SJT Marks 50th with Ayckbourn’s Improbable 69th

Date: 29 April 2005

Alan Ayckbourn is getting dangerously close to 70 – and we’re not talking about his age (he turned a sprightly 66 earlier this month). As part of its 50th anniversary season, Scarborough’s Stephen Joseph Theatre (SJT) will this summer present the world premiere of Improbable Fiction, the 69th play by Ayckbourn, the theatre's long-serving artistic director, who also happens to be the country's most prolific playwright.

In the Pendon Writers’ Circle, all of the aspiring authors have at least one book in them, but they’re having problems getting them out.

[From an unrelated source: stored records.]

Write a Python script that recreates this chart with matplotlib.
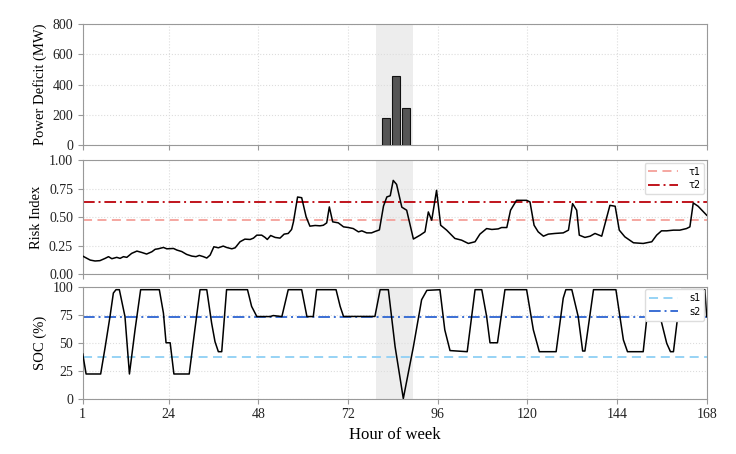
import matplotlib
matplotlib.use('Agg')
import matplotlib.pyplot as plt

# ----- data -----
HOUR_TICKS = [1, 24, 48, 72, 96, 120, 144, 168]
EVENT_START, EVENT_END = 79.5, 89.5

deficit_hour = [82.2, 84.9, 87.5]
deficit_mw = [180, 457, 245]

risk_hour = [1, 3, 4.3, 5.6, 7, 7.9, 8.8, 10.1, 11, 11.9, 12.8, 14.1, 15.5, 16.8, 18.1,
             19.5, 20.4, 21.2, 22.6, 23.5, 25.3, 26.2, 27.5, 28.8, 30.2, 31.3, 32.2, 33.3,
             34.2, 35.1, 36.1, 37.3, 38.6, 39.5, 40.9, 41.8, 43.1, 44.4, 45.8, 46.7, 47.6,
             48.9, 49.8, 50.4, 51.3, 52.5, 53.8, 54.9, 56, 56.9, 57.4, 58.5, 59.6, 60.8,
             61.8, 63.2, 64.5, 65.4, 66.3, 67, 67.9, 69.4, 70.8, 72.1, 73.4, 74.8, 75.7,
             77, 78.3, 79.2, 80.4, 81.5, 82.4, 83.3, 84.1, 85, 86.4, 87.7, 89.5, 91.3,
             92.6, 93.5, 94.4, 95.7, 96.8, 98.4, 100.6, 102.4, 104.2, 106, 107.3, 109.1,
             110.5, 112.2, 113.1, 114.5, 115.5, 117.1, 119.8, 120.7, 121.8, 122.9, 124.3,
             125.6, 127.4, 129.6, 131, 132.1, 133.2, 133.9, 135.4, 136.8, 138.1, 139.9,
             142.1, 143.5, 144.6, 146.1, 148.4, 151, 153.3, 154.6, 155.9, 157.3, 159.1,
             160.8, 162.6, 163.5, 164.4, 165.7, 168]
risk_index = [0.16, 0.125, 0.117, 0.12, 0.14, 0.155, 0.137, 0.149, 0.14, 0.155, 0.149, 0.184,
              0.204, 0.192, 0.178, 0.198, 0.22, 0.224, 0.236, 0.224, 0.227, 0.213, 0.2, 0.175,
              0.16, 0.155, 0.166, 0.155, 0.143, 0.169, 0.242, 0.233, 0.248, 0.236, 0.224,
              0.233, 0.286, 0.309, 0.306, 0.318, 0.344, 0.344, 0.324, 0.306, 0.341, 0.324,
              0.318, 0.353, 0.359, 0.394, 0.461, 0.679, 0.673, 0.504, 0.423, 0.429, 0.426,
              0.431, 0.452, 0.592, 0.461, 0.452, 0.417, 0.411, 0.402, 0.373, 0.382, 0.364,
              0.364, 0.376, 0.39, 0.6, 0.68, 0.69, 0.825, 0.79, 0.59, 0.563, 0.31, 0.344,
              0.373, 0.548, 0.475, 0.738, 0.431, 0.388, 0.315, 0.3, 0.271, 0.286, 0.353,
              0.402, 0.394, 0.399, 0.411, 0.411, 0.563, 0.65, 0.65, 0.636, 0.431, 0.373,
              0.335, 0.353, 0.359, 0.364, 0.388, 0.621, 0.563, 0.344, 0.324, 0.335, 0.359,
              0.335, 0.606, 0.598, 0.388, 0.329, 0.277, 0.271, 0.286, 0.344, 0.382, 0.382,
              0.388, 0.388, 0.402, 0.417, 0.627, 0.598, 0.519]

soc_hour = [1, 1.9, 5.8, 7, 8.3, 9.2, 9.9, 10.8, 12.3, 13.5, 15, 16.5, 21.5, 22.6, 23.3,
            24.4, 25.4, 29.5, 31, 32.4, 34.2, 35.5, 36.4, 37.3, 38.2, 39.5, 45.1, 46.2,
            47.6, 51.1, 52, 54.3, 56, 59.6, 61, 62.7, 63.6, 68.8, 69.9, 70.8, 79.2, 80.6,
            82.8, 84.6, 86.8, 89.5, 91.7, 93.1, 96.6, 97.9, 99.3, 103.9, 106, 107.8, 109.1,
            110, 112, 114, 119.8, 121.6, 123.2, 127.7, 129.6, 130.3, 131.9, 133.6, 134.8,
            135.4, 137.7, 143.7, 145.7, 146.8, 151, 152.8, 155.3, 157.3, 158.3, 159.1,
            160.4, 161.2, 167.5, 168]
soc_pct = [40, 22, 22, 46, 73.6, 94.6, 97.6, 97.6, 73.6, 22, 61.6, 97.6, 97.6, 76.6, 50,
           50, 22, 22, 61.6, 97.6, 97.6, 67.6, 51, 42, 42, 97.6, 97.6, 82.6, 73.5, 73.5,
           74.4, 73.5, 97.6, 97.6, 73.5, 73.5, 97.6, 97.6, 82.6, 73.6, 73.6, 97.6, 97.6,
           46.5, 0, 46.5, 88.6, 97, 97.6, 61.6, 43, 42, 97.6, 97.6, 73.6, 50, 50, 97.6,
           97.6, 61.6, 42, 42, 90, 97.6, 97.6, 73.6, 42.6, 42.6, 97.6, 97.6, 52.6, 42, 42,
           97.6, 76.6, 49.5, 42, 42, 78, 97.6, 97.6, 73.5]

TAU = {'τ1': 0.475, 'τ2': 0.633}
SOC_LIM = {'s1': 37, 's2': 73.5}

# ----- style -----
plt.rcParams.update({'font.family': 'serif',
                     'font.serif': ['Liberation Serif', 'DejaVu Serif'],
                     'font.size': 10,
                     'axes.edgecolor': '#999999',
                     'xtick.color': '#999999',
                     'ytick.color': '#999999',
                     'xtick.labelcolor': '#222222',
                     'ytick.labelcolor': '#222222'})

SHADE = '#e6e6e6'
GRID = dict(color='#dddddd', linestyle=':', linewidth=0.8)
LEGEND = dict(loc='upper right', prop={'family': 'DejaVu Sans', 'size': 7},
              handlelength=3.0, handletextpad=1.1, framealpha=1.0, edgecolor='#dddddd',
              borderpad=0.4, labelspacing=0.35, borderaxespad=0.25)

fig = plt.figure(figsize=(7.36, 4.54), dpi=100)
L, W = 0.1124, 0.8478
ax1 = fig.add_axes([L, 0.6806, W, 0.2659])
ax2 = fig.add_axes([L, 0.3958, W, 0.2507], sharex=ax1)
ax3 = fig.add_axes([L, 0.1222, W, 0.2456], sharex=ax1)

for ax in (ax1, ax2, ax3):
    ax.axvspan(EVENT_START, EVENT_END, color=SHADE, alpha=0.7, lw=0, zorder=0)
    ax.grid(True, **GRID)
    ax.set_axisbelow(True)
    ax.tick_params(length=3.5, width=0.8)

# top: power deficit
ax1.bar(deficit_hour, deficit_mw, width=2.0, color='#555555', edgecolor='#111111', lw=0.8, zorder=3)
ax1.set_ylim(0, 800)
ax1.set_yticks([0, 200, 400, 600, 800])
ax1.set_ylabel('Power Deficit (MW)', fontsize=10.5)
ax1.tick_params(labelbottom=False)

# middle: risk index
ax2.plot(risk_hour, risk_index, color='black', lw=1.1, zorder=3)
ax2.axhline(TAU['τ1'], color='#f4a09a', ls=(0, (5, 3)), lw=1.3, label='τ1', zorder=2)
ax2.axhline(TAU['τ2'], color='#c0141c', ls=(0, (6, 2, 1, 2)), lw=1.4, label='τ2', zorder=2)
ax2.set_ylim(0, 1)
ax2.set_yticks([0, 0.25, 0.5, 0.75, 1.0])
ax2.set_yticklabels(['0.00', '0.25', '0.50', '0.75', '1.00'])
ax2.set_ylabel('Risk Index', fontsize=10.5)
ax2.tick_params(labelbottom=False)
ax2.legend(**LEGEND)

# bottom: state of charge
ax3.plot(soc_hour, soc_pct, color='black', lw=1.1, zorder=3)
ax3.axhline(SOC_LIM['s1'], color='#8fd0f5', ls=(0, (5, 3)), lw=1.3, label='s1', zorder=2)
ax3.axhline(SOC_LIM['s2'], color='#3b6fd4', ls=(0, (6, 2, 1, 2)), lw=1.4, label='s2', zorder=2)
ax3.set_ylim(0, 100)
ax3.set_yticks([0, 25, 50, 75, 100])
ax3.set_ylabel('SOC (%)', fontsize=10.5)
ax3.set_xlabel('Hour of week', fontsize=12)
ax3.legend(**LEGEND)

ax3.set_xlim(1, 168)
ax3.set_xticks(HOUR_TICKS)

fig.savefig('out.png', dpi=100)
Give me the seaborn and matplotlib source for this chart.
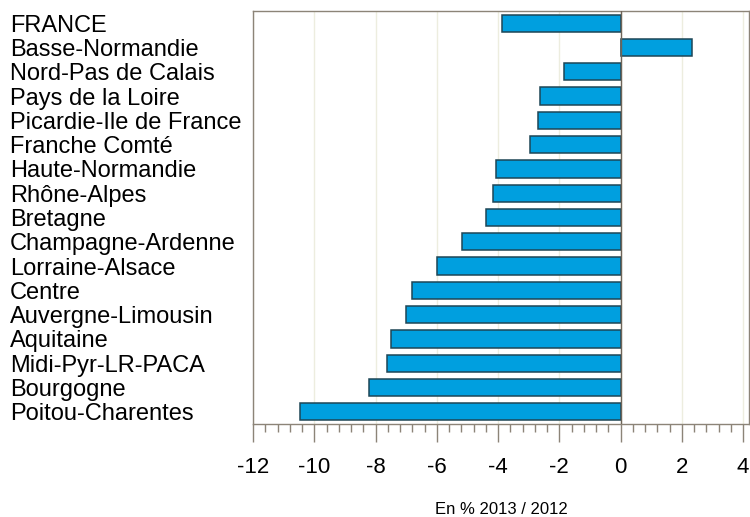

Improbable Fiction, which runs in repertoire from 26 May to 17 September 2005, is directed by Ayckbourn and designed by Roger Glossop. The cast features Clare Swinburne.

SJT’s 50th anniversary season will also feature Ayckbourn’s revival of his “outraged suburbia” comedy, Time and Time Again, running from 28 July to 17 September 2005. First seen at Scarborough in 1971, the play was one of Ayckbourn’s early hits in the West End, where it starred Tom Courtenay. In it, family black sheep Leonard, who has a habit of talking to garden gnomes, has trouble wooing the lovely Joan.

Ayckbourn's many other successful comedies include A Small Family Business, Relatively Speaking, Way Upstream and Absurd Person Singular. His most recent West End transfers have included Things We Do for Love, a revival of Bedroom Farce, and the multi award-winning Comic Potential. His 67th play, Private Fears in Public Places, first seen at SJT last year, receives its London premiere next week when it transfers from Scarborough to Richmond’s Orange Tree Theatre ahead of a season in New York.


Back at Scarborough, the two Ayckbourn plays are joined in the SJT’s 50th anniversary schedule by the world premiere of Playing God, the first stage play by BAFTA Award-wining sitcom writers Laurence Marks and Maurice Gran (Birds of a Feather, Goodnight Sweetheart, Shine on Harvest Moon.

Ed is a rock ‘n’ roll legend. He’s married to the beautiful and vivacious Claudia, a travel writer with a guilty secret. Best friend Clive is a man of contradictions. He’s married to high-flying Henri, a tough businesswoman with a spiritual sideline. One night during dinner, Ed makes an announcement that puts them all off their pudding. Playing God is directed by Laurie Sansom and runs from 30 June to 3 September 2005.